I often find myself in a state of self-obsessed consciousness. I come to many points in my life where I must stop and smooth out the rough edges of my overall mentality. The reasons for this are simply that if I do not commit myself to such actions, I will most likely go fucking insane. Continuing from here on is one of those moments I recently came to.

Life has its perfect ways of really pissing you off, ya know? It’s like when you go to school, High School, College or otherwise, and you need that really shiny A in a certain class. To get that A, you gotta get, at the very least, 80% on that test. So what happens? You get 79.50%. Mr. Asshole is a bastard, so he won’t pump you up half a point.

I just got back from Washington, and had the best time of my life in the short four days I was there. I finally got to meet this amazing girl. She made me happy, and in more ways than one. I pretty much have never felt that way in my whole life. My Mother decided we are going to move up there, one way or another. She’s doing this for more than one reason, too. Out of all the reasons, the funniest was that she wanted to prove her boyfriend wrong, because he thinks she can’t pull it off. I seriously had to hold back my laughter, and with a face that was straight like a blade. I swear, I could be an actor.

Well, I had so much fun up there that I did not want to leave. We were staying in a motel, a nice one, for $44 dollars a night. You’d think it would be a rundown piece of shit for that little, but it was actually a hell of a decent room, I swear. I got to see her for 3-5 hours every day, and they were the best times out of the whole entire day. I felt loved, happy, and smiled so much my face was gonna break anytime soon. When I had to leave, I was very, very sad. It sucked.
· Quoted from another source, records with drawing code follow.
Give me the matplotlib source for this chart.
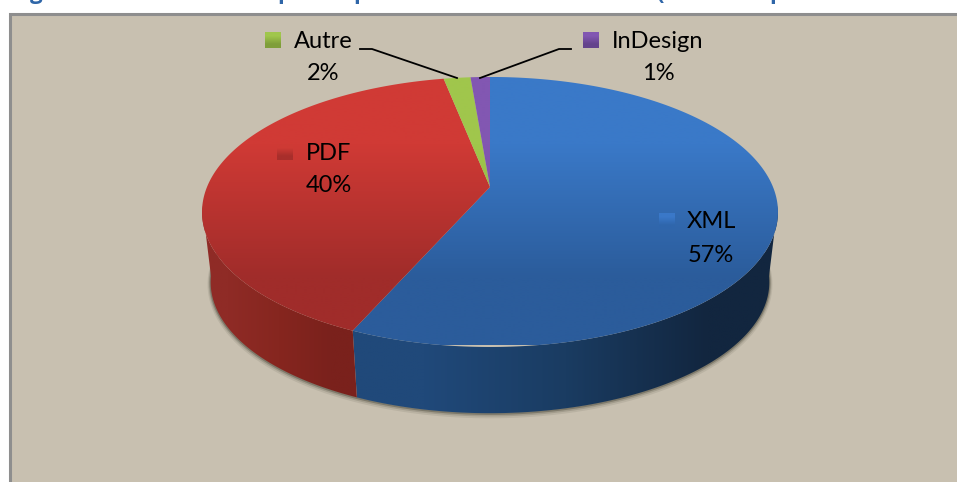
import numpy as np
import matplotlib
matplotlib.use("Agg")
import matplotlib.pyplot as plt
from matplotlib.patches import Polygon, Rectangle

categories = ["XML", "PDF", "Autre", "InDesign"]
values = [56.6, 40.3, 1.8, 1.3]
percent_labels = ["57%", "40%", "2%", "1%"]
top_colors = [("#3A79C8", "#2B5C9B"), ("#D03A35", "#A02C2A"),
              ("#A0C64C", "#8DB03F"), ("#8257B2", "#754CA0")]
wall_colors = [("#20497A", "#1A3C62", "#12263F"), ("#8F2B26", "#86261F", "#7A211C")]
title_fragments = ["g", "p", "p", "(", "p"]
title_x = [36, 284, 360, 660, 776]

W, H = 957, 482
BG = "#C8C0B0"
fig = plt.figure(figsize=(W / 100, H / 100), dpi=100, facecolor="white")
ax = fig.add_axes([0, 0, 1, 1])
ax.set_xlim(0, W)
ax.set_ylim(H, 0)
ax.axis("off")
FONT = "Lato"

# Frame
ax.add_patch(Rectangle((10, 14), W, H, fc=BG, ec="#8E8E8E", lw=2.2, zorder=1))

# Pie projection
CX, CY, RX, RY, K = 490.0, 187.0, 283.0, 130.4, 0.185


def rim(theta_deg, scale=1.0, dy=0.0):
    t = np.radians(theta_deg)
    u, v = np.sin(t), np.cos(t)
    w = 1 + K * v
    return CX + scale * RX * u / w, CY + dy - scale * RY * v / w


def grad(colors, bbox, clip, horizontal=False, z=3):
    rgb = np.array([matplotlib.colors.to_rgb(c) for c in colors])
    arr = rgb[None, :, :] if horizontal else rgb[:, None, :]
    im = ax.imshow(arr, extent=bbox, origin="upper", aspect="auto",
                   interpolation="bilinear", zorder=z)
    p = Polygon(clip, closed=True, transform=ax.transData, fc="none", ec="none")
    ax.add_patch(p)
    im.set_clip_path(p)
    return im


edges = np.concatenate([[0], np.cumsum(values)]) / np.sum(values) * 360

S_B, DY = 0.97, 71.0
sil_r, sil_l = 98.0, 262.0

# Soft shadow below the wall
th = np.linspace(sil_r - 10, sil_l + 10, 300)
bx, by = rim(th, S_B, DY)
for off, lw, a in [(2.0, 4.5, 0.10), (1.2, 3.0, 0.18), (0.6, 1.6, 0.35)]:
    ax.plot(bx, by + off, color="#3A382C", lw=lw, alpha=a, zorder=2,
            solid_capstyle="round")

# Walls
for i, (a0, a1) in enumerate([(sil_r, edges[1]), (edges[1], sil_l)]):
    th = np.linspace(a0, a1, 200)
    tx, ty = rim(th)
    bx, by = rim(th, S_B, DY)
    pts = np.column_stack([np.r_[tx, bx[::-1]], np.r_[ty, by[::-1]]])
    l, r = pts[:, 0].min(), pts[:, 0].max()
    grad(wall_colors[i], (l, r, 420, 200), pts, horizontal=True, z=3)

# Top faces
for i in range(len(values)):
    th = np.linspace(edges[i], edges[i + 1], 300)
    x, y = rim(th)
    pts = np.column_stack([np.r_[CX, x], np.r_[CY, y]])
    grad(top_colors[i], (190, 790, 345, 77), pts, z=4)

ax.set_xlim(0, W)
ax.set_ylim(H, 0)

# Leader lines
ax.plot([360, 372, 457], [49, 49, 78], color="black", lw=1.3, zorder=6)
ax.plot([480, 559, 571], [78, 49, 49], color="black", lw=1.3, zorder=6)

# Labels: key box left edge, top edge, text centre, name y, percent y
label_pos = [(659, 213, 711, 222, 255), (277, 144, 329, 153, 186),
             (265, 32, 323, 41, 74), (583, 32, 658, 41, 74)]
key_colors = [("#3A78C8", "#2F66AC"), ("#CE3A34", "#A82E2B"),
              ("#A0C64C", "#7F9E3A"), ("#8257B2", "#64438C")]
for i, (kx, ky, tx, ny, py) in enumerate(label_pos):
    grad(key_colors[i], (kx, kx + 16, ky + 16, ky),
         [(kx, ky), (kx + 16, ky), (kx + 16, ky + 16), (kx, ky + 16)], z=7)
    ax.text(tx, ny, categories[i], ha="center", va="center", family=FONT,
            fontsize=17, color="black", zorder=8)
    ax.text(tx, py, percent_labels[i], ha="center", va="center", family=FONT,
            fontsize=17, color="black", zorder=8)

ax.set_xlim(0, W)
ax.set_ylim(H, 0)

# Title is cut off by the top edge; only descenders remain visible
for g, x in zip(title_fragments, title_x):
    ax.text(x, -1, g, ha="center", va="baseline", family="Open Sans",
            fontweight="bold", fontsize=16, color="#2F66A8", clip_on=False, zorder=9)

fig.savefig("out.png", dpi=100, facecolor="white")
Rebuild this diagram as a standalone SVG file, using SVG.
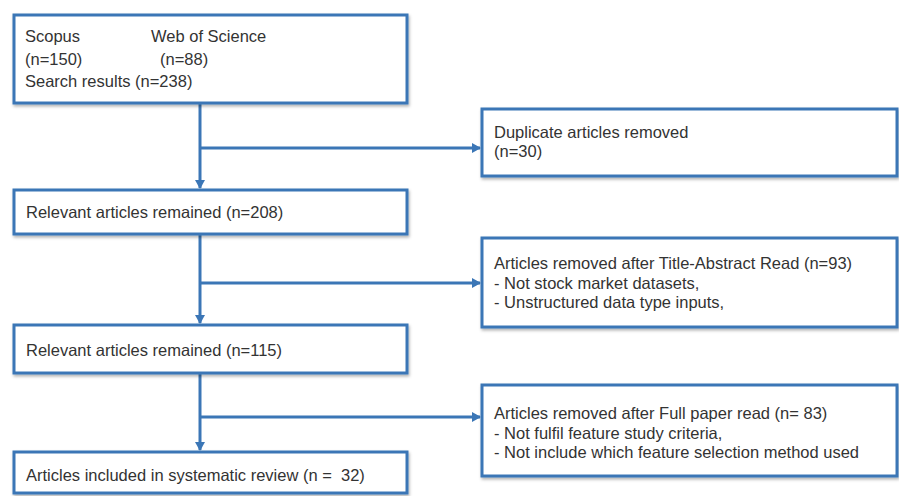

And I'm pretty sure I'm being taunted with joyful images of being with her again.

Now I get the untimely joy of fighting to get me and my Mom up there so we can settle our asses down for good and be happy happy joy joy about everything. It pisses me off that we can’t just GO, but I suppose that would be a dumb idea since we don’t have any money at this time.

I literally sit down sometimes and ask myself what the hell is the point of all this. There doesn’t seem to be one. No matter how many times I turn my head left, right, up, down, forward, backward or every direction in between those, I see no end result that will come to be a good one.

Before I continue, think about this: “Don’t take life so seriously. No one gets out alive anyways.” I can’t remember where I got that, probably somewhere on the web, but I know it’s the most truthful thing I’ve ever had the honest displeasure of reading. No shit, the moment I read that, I thought to myself “Aw, fuck. That’s right, I’m gonna die eventually anyways.”

So, if everyone is gonna die, why do we fight so hard to live? Seriously, think about it, what is coming of our actions as we live our lives? I sit here and write to you, in the hopes of you taking my blog, website, or whatever the hell this particular article lands on into serious consideration of adding it to your bookmarks. But why? Yes, I would like to pass my ideals on to the masses. Yes, I would like to earn a few bucks from you clicking those ads on the right side of the screen. I would most definitely love it if a writer noticed this page and decided “this guys got a head on his shoulders worth looking into!” But what the hell is the point?

I’m 16, and I’ve already realized a few things that most people I talk to, my age or 20 years older, have not come to understand.

1. Everything we do is in vain. When death comes, it’ll all be useless.
2. The more you fight it, the closer you get to kicking the bucket.
3. Taking everything so seriously actually kills you faster (stress is a demon, I swear).
4. Every time I tap my fingers on my keyboard, I wear my muscles down further by an extremely minuscule amount. This in turn brings me closer to breaking.
5. Every breath I take wears my lungs down just a little more.
6. A lot of people might not even give a damn about what I’m saying right now.

Oh, and this doesn’t even cover everything. Getting a little scared yet? I am too. So I seriously am gonna stop now. But don’t worry; we’ll be back for more at a later date. I promise.